### STORED RECORDS
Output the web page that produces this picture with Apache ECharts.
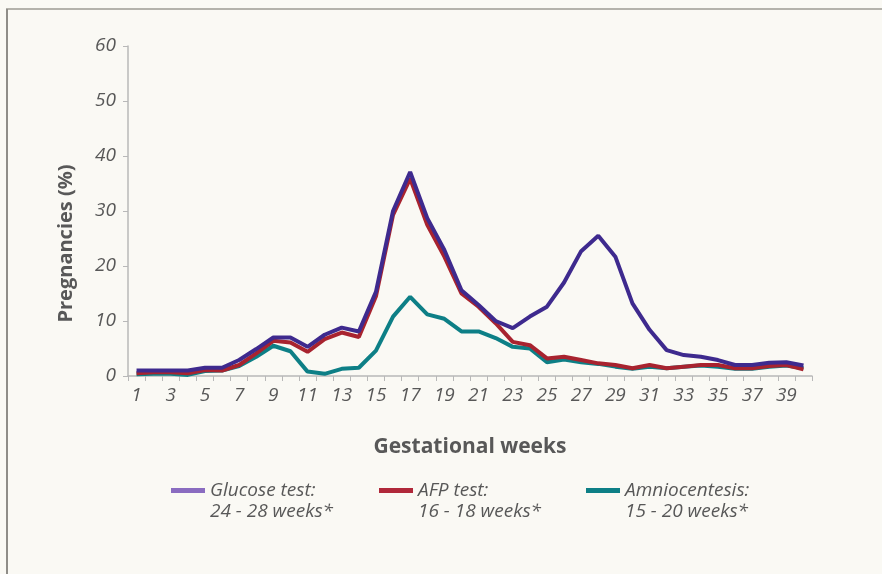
<!DOCTYPE html>
<html>
<head>
<meta charset="utf-8">
<script src="https://cdn.jsdelivr.net/npm/echarts@6/dist/echarts.min.js"></script>
<style>
html,body{margin:0;padding:0;background:#faf9f4;}
#chart{width:882px;height:574px;}
</style>
</head>
<body>
<div id="chart"></div>
<script>
const weeks = Array.from({length: 40}, (_, i) => String(i + 1));
const glucoseName = 'Glucose test:\n24 - 28 weeks*';
const afpName = 'AFP test:\n16 - 18 weeks*';
const amnioName = 'Amniocentesis:\n15 - 20 weeks*';
const glucose = [1.0,1.0,1.0,1.0,1.5,1.5,2.9,4.9,7.0,7.0,5.3,7.5,8.8,8.1,15.3,30.0,37.1,28.7,22.9,15.6,12.9,10.0,8.7,10.8,12.6,17.0,22.7,25.5,21.7,13.2,8.4,4.7,3.8,3.5,2.9,2.0,2.0,2.4,2.5,1.9];
const afp = [0.5,0.7,0.7,0.5,1.1,1.0,2.0,4.1,6.4,6.1,4.4,6.7,7.9,7.1,14.5,29.3,35.9,27.5,21.7,15.0,12.6,9.6,6.2,5.6,3.2,3.5,2.9,2.3,2.0,1.4,2.0,1.4,1.7,2.0,2.0,1.4,1.4,1.8,2.0,1.2];
const amnio = [0.3,0.4,0.4,0.2,0.9,1.0,1.8,3.5,5.5,4.5,0.8,0.4,1.3,1.5,4.6,10.8,14.4,11.2,10.4,8.1,8.1,6.9,5.3,5.0,2.5,3.0,2.5,2.2,1.7,1.3,1.7,1.4,1.7,1.9,1.7,1.3,1.3,1.7,1.9,1.4];
const yTicks = [0, 60, 10];

const txt = '#585858';
const fontFam = '"Open Sans", "Noto Sans", sans-serif';
// legend icon: a bar on the first text line (tiny dot keeps the box tall)
const legendIcon = 'path://M0,0L34,0L34,5L0,5Z M0,25.99L0.01,25.99L0.01,26L0,26Z';

function legendFor(name, left, color) {
  return {
    left: left, top: 475,
    orient: 'horizontal',
    icon: legendIcon,
    itemWidth: 34, itemHeight: 26,
    selectedMode: false,
    data: [{name: name, itemStyle: {color: color, borderWidth: 0}}],
    textStyle: {
      color: txt, fontSize: 19, fontStyle: 'italic', fontFamily: fontFam,
      lineHeight: 21
    }
  };
}

const chart = echarts.init(document.getElementById('chart'), null, {renderer: 'canvas'});
chart.setOption({
  backgroundColor: '#faf9f4',
  animation: false,
  graphic: [
    {type: 'line', shape: {x1: 6, y1: 9, x2: 882, y2: 9}, style: {stroke: '#b4b2ab', lineWidth: 2}},
    {type: 'line', shape: {x1: 7, y1: 9, x2: 7, y2: 574}, style: {stroke: '#8f8d88', lineWidth: 2}}
  ],
  grid: {left: 128, right: 70, top: 46, bottom: 198, containLabel: false},
  legend: [
    legendFor(glucoseName, 166, '#8a6cc0'),
    legendFor(afpName, 374, '#b0283a'),
    legendFor(amnioName, 581, '#0d7f86')
  ],
  xAxis: {
    type: 'category',
    data: weeks,
    boundaryGap: true,
    name: 'Gestational weeks',
    nameLocation: 'middle',
    nameGap: 61,
    nameTextStyle: {color: txt, fontSize: 21, fontWeight: 'bold', fontFamily: fontFam},
    axisLine: {lineStyle: {color: '#b8b8b8', width: 1.5}},
    axisTick: {show: true, length: 5, interval: 0, lineStyle: {color: '#b8b8b8'}},
    axisLabel: {interval: 1, color: txt, fontSize: 19, fontStyle: 'italic', fontFamily: fontFam, margin: 10},
    splitLine: {show: false}
  },
  yAxis: {
    type: 'value',
    min: yTicks[0], max: yTicks[1], interval: yTicks[2],
    name: 'Pregnancies (%)',
    nameLocation: 'middle',
    nameGap: 52,
    nameTextStyle: {color: txt, fontSize: 20, fontWeight: 'bold', fontFamily: fontFam, padding: [0, 65, 0, 0]},
    axisLine: {show: true, lineStyle: {color: '#b8b8b8', width: 1.5}},
    axisTick: {show: true, length: 5, lineStyle: {color: '#b8b8b8'}},
    axisLabel: {color: txt, fontSize: 19, fontStyle: 'italic', fontFamily: fontFam, margin: 12},
    splitLine: {show: false}
  },
  series: [
    {name: amnioName, type: 'line', data: amnio, showSymbol: false, symbol: 'none',
     lineStyle: {color: '#0d7f86', width: 4}, itemStyle: {color: '#0d7f86'}, z: 2},
    {name: afpName, type: 'line', data: afp, showSymbol: false, symbol: 'none',
     lineStyle: {color: '#a8232f', width: 4}, itemStyle: {color: '#a8232f'}, z: 3},
    {name: glucoseName, type: 'line', data: glucose, showSymbol: false, symbol: 'none',
     lineStyle: {color: '#3e2a8e', width: 4}, itemStyle: {color: '#3e2a8e'}, z: 4}
  ]
});
</script>
</body>
</html>
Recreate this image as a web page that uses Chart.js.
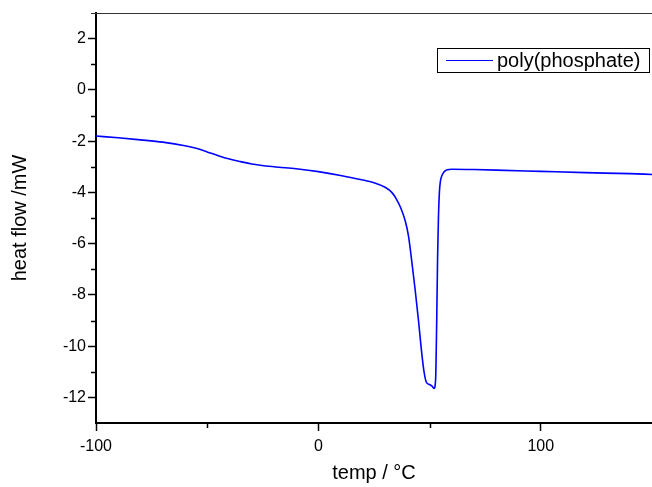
<!DOCTYPE html>
<html lang="en">
<head>
  <meta charset="UTF-8">
  <title>DSC - poly(phosphate)</title>
  <script src="https://cdn.jsdelivr.net/npm/chart.js"></script>
  <style>
    body { margin: 0; background: #fff; }
    #wrap { width: 652px; height: 487px; position: relative; }
  </style>
</head>
<body>
  <div id="wrap"><canvas id="dsc"></canvas></div>

  <script>
    // temperature (°C) and heat flow (mW)
    const temps = [-100, -90, -80, -70, -60, -55, -50, -45, -40, -35, -30, -20, -10, 0, 10, 20, 25, 30, 33, 35, 37, 39, 40.5, 42, 43.5, 45, 46.5, 47.5, 48.5, 50, 51, 52, 52.7, 53.2, 53.6, 54, 54.4, 54.8, 55.5, 56.5, 58, 60, 70, 80, 100, 120, 140, 150];
    const heatFlow = [-1.80, -1.87, -1.95, -2.04, -2.18, -2.28, -2.42, -2.57, -2.70, -2.80, -2.89, -3.00, -3.08, -3.19, -3.34, -3.52, -3.62, -3.80, -4.00, -4.25, -4.60, -5.10, -5.70, -6.70, -7.80, -9.00, -10.30, -11.00, -11.40, -11.50, -11.55, -11.65, -11.30, -9.00, -6.50, -4.90, -4.00, -3.60, -3.35, -3.20, -3.12, -3.10, -3.11, -3.13, -3.18, -3.23, -3.27, -3.30];
    const seriesName = 'poly(phosphate)';

    const xMajor = [-100, 0, 100];
    const xMinor = [-50, 50];
    const yMajor = [-12, -10, -8, -6, -4, -2, 0, 2];
    const yMinor = [-11, -9, -7, -5, -3, -1, 1];

    const FONT = "Arial, 'Liberation Sans', sans-serif";

    // minor ticks, top frame line and the boxed legend
    const extras = {
      id: 'extras',
      afterDraw(chart) {
        const c = chart.ctx;
        const a = chart.chartArea;
        const xs = chart.scales.x, ys = chart.scales.y;
        c.save();
        c.strokeStyle = '#000';
        c.lineWidth = 1.5;
        c.beginPath();
        xMinor.forEach(v => {
          const px = Math.round(xs.getPixelForValue(v)) + 0.5;
          c.moveTo(px, a.bottom); c.lineTo(px, a.bottom + 5);
        });
        yMinor.forEach(v => {
          const py = Math.round(ys.getPixelForValue(v)) + 0.5;
          c.moveTo(a.left, py); c.lineTo(a.left - 5, py);
        });
        c.stroke();

        // top frame
        c.lineWidth = 1.2;
        c.strokeStyle = '#333';
        c.beginPath();
        c.moveTo(a.left - 5, a.top + 0.5);
        c.lineTo(a.right, a.top + 0.5);
        c.stroke();

        // legend
        c.lineWidth = 1;
        c.strokeStyle = '#000';
        c.strokeRect(437.5, 48.5, 212, 24);
        c.strokeStyle = '#0000ff';
        c.lineWidth = 1.2;
        c.beginPath();
        c.moveTo(446, 60.5); c.lineTo(493, 60.5);
        c.stroke();
        c.fillStyle = '#000';
        c.font = '20px ' + FONT;
        c.textBaseline = 'middle';
        c.textAlign = 'left';
        c.fillText(seriesName, 497, 61);
        c.restore();
      }
    };

    new Chart(document.getElementById('dsc'), {
      type: 'line',
      data: {
        datasets: [{
          label: seriesName,
          data: temps.map((t, i) => ({ x: t, y: heatFlow[i] })),
          borderColor: '#0000ff',
          borderWidth: 1.6,
          pointRadius: 0,
          fill: false,
          cubicInterpolationMode: 'monotone'
        }]
      },
      options: {
        responsive: true,
        maintainAspectRatio: false,
        animation: false,
        layout: { padding: { top: 13, right: 0, left: 0, bottom: 0 } },
        plugins: { legend: { display: false }, tooltip: { enabled: false } },
        scales: {
          x: {
            type: 'linear',
            min: -100,
            max: 150,
            afterBuildTicks: s => { s.ticks = xMajor.map(v => ({ value: v })); },
            afterFit: s => { s.height = 64; },
            grid: { drawOnChartArea: false, tickLength: 8, tickColor: '#000', tickWidth: 1.5 },
            border: { color: '#000', width: 2 },
            ticks: { color: '#000', font: { family: FONT, size: 16 }, padding: 6, maxRotation: 0 },
            title: { display: true, text: 'temp / °C', color: '#000', font: { family: FONT, size: 20 }, padding: { top: 0, bottom: 2 } }
          },
          y: {
            min: -13,
            max: 3,
            afterBuildTicks: s => { s.ticks = yMajor.map(v => ({ value: v })); },
            afterFit: s => { s.width = 96; },
            grid: { drawOnChartArea: false, tickLength: 8, tickColor: '#000', tickWidth: 1.5 },
            border: { color: '#000', width: 2 },
            ticks: { color: '#000', font: { family: FONT, size: 16 }, padding: 2 },
            title: { display: true, text: 'heat flow /mW', color: '#000', font: { family: FONT, size: 20 }, padding: { top: 8, bottom: 0 } }
          }
        }
      },
      plugins: [extras]
    });
  </script>
</body>
</html>
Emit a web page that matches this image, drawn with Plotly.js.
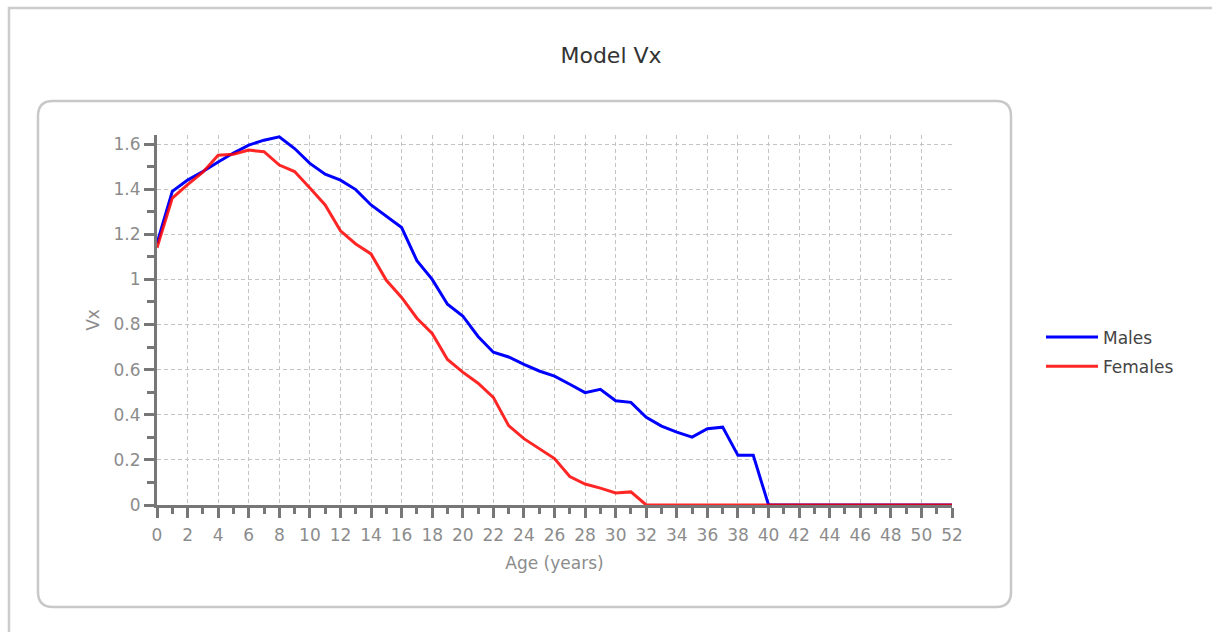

### EXERCISE DETAILS
Scan the lines for the string "this". Copy out each line that matches.

### EXERCISE RESULT
Output the web page that produces this picture with Apache ECharts.
Recreate this image as a web page that uses Chart.js.
Emit a web page that matches this image, drawn with Plotly.js.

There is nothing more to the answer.